Jane Dixon was the rector of a parish north of mine, St. Philip’s in
Laurel, Maryland.
Lesson
number two: the most important thing
they do not teach you in seminary is that it is OK to ask for help.
So
I went to see Jane Dixon, which began a great deal of history. I could summarize it by saying that Jane
mentored me into being a decent priest and St. George’s did eventually
grow. Jane became bishop suffragan of
the diocese with authority over my work as a mission priest and she was
instrumental in St. George’s becoming a parish and building a new building that
would attract an almost entirely new and vibrant congregation.
All
of that was true, but it would leave out all the parts that were a
struggle. Jane and I became deeply
devoted to each other but it seemed like once a year at least we would have a
fight of epic proportions. We were both
strong-willed and not very good at the art of compromise. She was hyper-sensitive to any challenge to
her authority and I have this hyper-need to challenge it.
And you know what it was really
about for both of us? Belonging.
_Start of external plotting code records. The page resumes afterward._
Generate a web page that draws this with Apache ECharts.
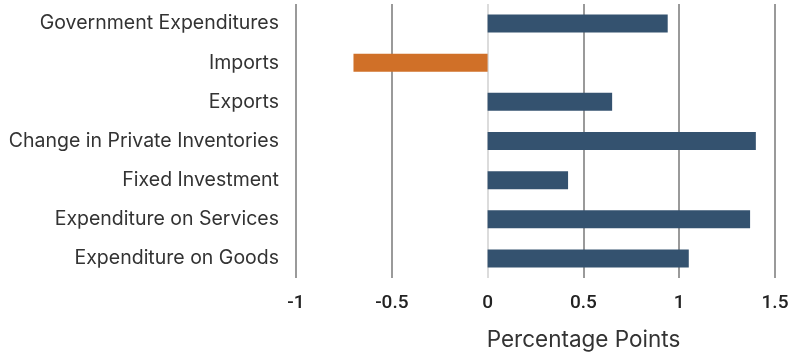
<!DOCTYPE html>
<html><head><meta charset="utf-8">
<script src="https://cdn.jsdelivr.net/npm/echarts@6/dist/echarts.min.js"></script>
<style>html,body{margin:0;padding:0;background:#fff}#c{width:800px;height:358px}</style>
</head><body><div id="c"></div>
<script>
const categories = ["Government Expenditures","Imports","Exports","Change in Private Inventories","Fixed Investment","Expenditure on Services","Expenditure on Goods"];
const values = [0.94, -0.70, 0.65, 1.40, 0.42, 1.37, 1.05];
const xTicks = [-1, -0.5, 0, 0.5, 1, 1.5];
const posColor = '#34526F';
const negColor = '#D07028';

const chart = echarts.init(document.getElementById('c'));
chart.setOption({
  animation: false,
  grid: {left: 296, right: 25, top: 4, bottom: 80},
  xAxis: {
    type: 'value', min: -1, max: 1.5, interval: 0.5,
    name: 'Percentage Points', nameLocation: 'middle', nameGap: 51,
    nameTextStyle: {fontFamily: 'Inter', fontSize: 22.5, color: '#333', padding: [0, 0, 0, 96]},
    axisLine: {show: false}, axisTick: {show: false},
    axisLabel: {fontFamily: 'Roboto', fontSize: 19, fontWeight: 500, color: '#222', margin: 16,
      formatter: v => xTicks.includes(v) ? String(v) : ''},
    splitLine: {show: true, lineStyle: {color: ['#9a9a9a','#9a9a9a','#dcdcdc','#9a9a9a','#9a9a9a','#9a9a9a'], width: 2}}
  },
  yAxis: {
    type: 'category', data: categories, inverse: true,
    axisLine: {show: false}, axisTick: {show: false},
    axisLabel: {fontFamily: 'Inter', fontSize: 19.5, color: '#333', margin: 17}
  },
  series: [{
    type: 'bar', barWidth: 18,
    data: values.map(v => ({value: v, itemStyle: {color: v < 0 ? negColor : posColor}}))
  }]
});
</script></body></html>
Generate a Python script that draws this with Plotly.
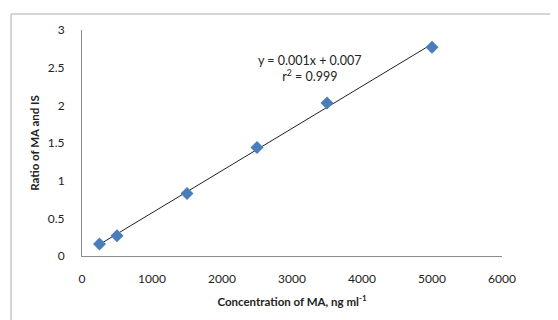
import numpy as np
import plotly.graph_objects as go

concentration = [250, 500, 1500, 2500, 3500, 5000]
ratio = [0.16, 0.27, 0.83, 1.44, 2.03, 2.77]
x_ticks = [0, 1000, 2000, 3000, 4000, 5000, 6000]
y_ticks = [0, 0.5, 1, 1.5, 2, 2.5, 3]
y_tick_text = ["0", "0.5", "1", "1.5", "2", "2.5", "3"]

slope, intercept = np.polyfit(concentration, ratio, 1)
fit_x = [min(concentration), max(concentration)]
fit_y = [slope * v + intercept for v in fit_x]

fig = go.Figure()
fig.add_trace(go.Scatter(x=fit_x, y=fit_y, mode="lines",
                         line=dict(color="#222222", width=1), hoverinfo="skip"))
fig.add_trace(go.Scatter(x=concentration, y=ratio, mode="markers",
                         marker=dict(symbol="diamond", size=10, color="#4a7ebb",
                                     line=dict(width=0))))

font = "Lato, 'Open Sans', sans-serif"
fig.update_layout(
    width=558, height=320,
    margin=dict(l=74, r=64, t=22, b=72, autoexpand=False),
    paper_bgcolor="white", plot_bgcolor="white",
    showlegend=False,
    font=dict(family=font, size=12, color="#222222"),
    xaxis=dict(range=[0, 6000], tickvals=x_ticks, showgrid=False, zeroline=False,
               showline=True, linecolor="#8c8c8c", linewidth=1, automargin=False,
               ticks="", ticklabelstandoff=12,
               title=dict(text="<b>Concentration of MA, ng ml<sup>-1</sup></b>",
                          font=dict(size=11.5), standoff=12)),
    yaxis=dict(range=[0, 3], tickvals=y_ticks, ticktext=y_tick_text, showgrid=False,
               zeroline=False, showline=True, linecolor="#8c8c8c", linewidth=1,
               automargin=False, ticks="", ticklabelstandoff=14,
               title=dict(text="<b>Ratio of MA and IS</b>", font=dict(size=11.5), standoff=5)),
    annotations=[
        dict(x=0.543, y=0.905, xref="paper", yref="paper", showarrow=False,
             text="y = 0.001x + 0.007<br>r<sup>2</sup> = 0.999",
             font=dict(size=12.5, color="#222222"), align="center"),
    ],
    shapes=[
        dict(type="line", xref="paper", yref="paper", x0=-0.169, y0=-0.5, x1=-0.169, y1=1.071,
             line=dict(color="#c8c8c8", width=1.5)),
        dict(type="line", xref="paper", yref="paper", x0=-0.169, y0=1.071, x1=1.5, y1=1.071,
             line=dict(color="#c8c8c8", width=1.5)),
    ],
)

fig.write_html("out.html")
We were both trying to make our way in an
institution that had still not decided it really wanted us—she as a woman in
the episcopate and me as a gay man in the priesthood. And we did what we human beings have a
tendency to do, we took it out on people we loved, which happened to be each
other.
What
does this have to do with Christmas and this morning’s readings?
Why
did the Word become flesh and live among us?
The Gospel writer John says that it was to give us all the power to
become children of God, and, that living in that reality, we would experience
the light which the darkness cannot overcome.
This
was and is still stunning news. It is
difficult truth to receive, to use words John loves. Why is it difficult? Because it lies within the heart of most, if
not all, of us to desire to be special.
Why? Because we live in the darkness of a belief in scarcity, and
primary among the things of this world that are scarce is love and the ability
to belong. It seems as though we have an
innate belief that God only has room in God’s heart for so many people, for
instance, and so we must create ways of not belonging and categories of people
who do not belong.
Jesus
came to show us just how wrong we are.
One
of the first people who got how wrong he was—and we are—was a man named Saul,
who the world came to know as St. Paul.
It is one of the great tragedies of human history that his writing has
been used to prove that some people do not belong, when that was and is about
as far from his intentions as is possible.
Yet he was a human being, and so he struggled with this reality all his
life and that struggle shows up in his writings, how could it not?
But
this morning we heard the very heart of how Paul was trying on behalf of his
Lord to set things right. God does not
mean—never has meant—for any creature or people he has ever made to be
special. He simply created—and
creates—all of them to be loved just the same.
The
Law, meant for Israel’s good, as well as that of the world, was intended to
make Israel a light to the nations, to draw them into the same relationship
with God that they enjoyed. Instead it
worked to further separate people—the “righteous” who lived under the law, and
the “unrighteous” who did not. And in
such a way of viewing the world there could be no reconciliation.
Jesus
was born under this Law. Born of a
woman, Paul says, which is to say it was his inheritance. But Jesus was treated by some of his own
people as outside the law and he was killed outside the law. Being one of the righteous, he identified
with the unrighteous, and, in doing so, set things right. All are one, united in Jesus’ relationship
with God—righteous and unrighteous alike, in or out, Jew or Gentile, male or
female, slave or free or, frankly, any other categories you can come up with.
Jane
Dixon and I shared a love for this passage from Paul and we both believed it
told us just about everything we needed to know about how the church should be
constituted and ordered. And we both set
out in our ministries to set things right along these lines. But we set out as flawed human beings and so
we struggled through and nearly shipwrecked on more than one occasion on the
rocks of our own anxieties and insecurities and fears about belonging.
Both
of us still got confused from time to time. We wanted to be special, but only
got loved. Jane has now entered that
larger life where she will never fear about her belonging again. And I moved on to this place, where you have
taught me a great deal about belonging so that I fear much less than I used to,
but am still less than perfect.
Let
us commit ourselves anew this Christmas, and as a new secular year comes into
being, to proclaim the Gospel of belonging, that in the eyes of God none are
special, but all are loved, children of God who have received the one true
promise, that the darkness will never overcome the light.